Em 2006, o Brasil se
comprometeu, na OIT (Organização Internacional do Trabalho), a erradicar, até o
fim de 2015, as 89 "piores formas de trabalho infantil". A meta não
será cumprida, já admitiu o governo. Embora nos últimos doze anos tenha sido de
58,1% a redução do trabalho infantil, ainda há 3,2 milhões de crianças e
jovens, de 5 a 17 anos, no mercado de trabalho.
O trabalho infantil
fere a Constituição e o Estatuto da Criança e do Adolescente. No entanto, quem
o utiliza não incorre em nenhum crime. Exploração do trabalho infantil não
existe no Código Penal Brasileiro. Dos 715 mil presos que lotam nossas cadeias,
nenhum se encontra ali por explorar crianças e adolescentes.
O projeto para mudar
tal anomalia trafega lentamente no Congresso. Há parlamentares que defendem,
abertamente, ser preferível uma criança "trabalhando que roubando".

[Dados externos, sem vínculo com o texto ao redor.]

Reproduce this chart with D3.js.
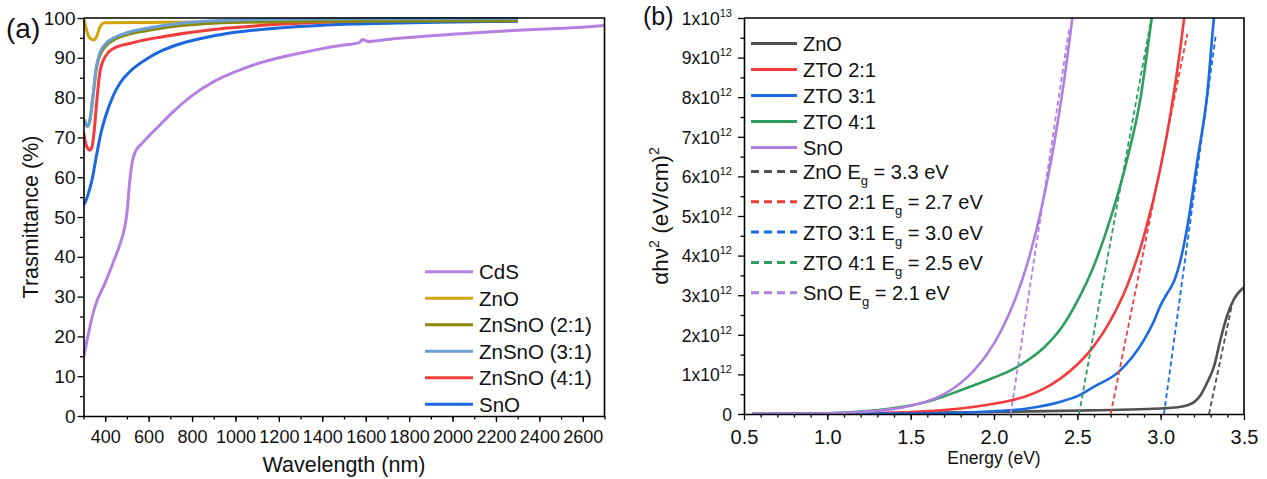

Ou seja, o adulto empregador pode, impunemente, explorar mão de obra infantil.
Mas se a criança furtar, dá-lhe cadeia e penalidade severa. Charles Dickens
deve estar se revirando no túmulo!
Enquanto adultos
tentam se eximir de suas responsabilidades e propõem reduzir a maioridade
penal, sem enfrentar as causas da criminalidade infantil e da miséria, em
Itaguaí (RJ) crianças de 9 a 13 anos chegam a ganhar R$ 1 mil por semana do
narcotráfico para servirem de olheiros em bocas de fumo, vapores (vender
pequenas quantidades de drogas) e monitorar o acesso aos pontos de venda.
Não basta
"pacificar", com repressão policial, áreas dominadas por traficantes.
É preciso introduzir ali escolas, praças de esportes, salas de arte, cursos
profissionalizantes, aulas de teatro, música e dança. Enfim, educação.
* Frei Betto é escritor, autor de “O
que a vida me ensinou” (Saraiva), entre outros livros.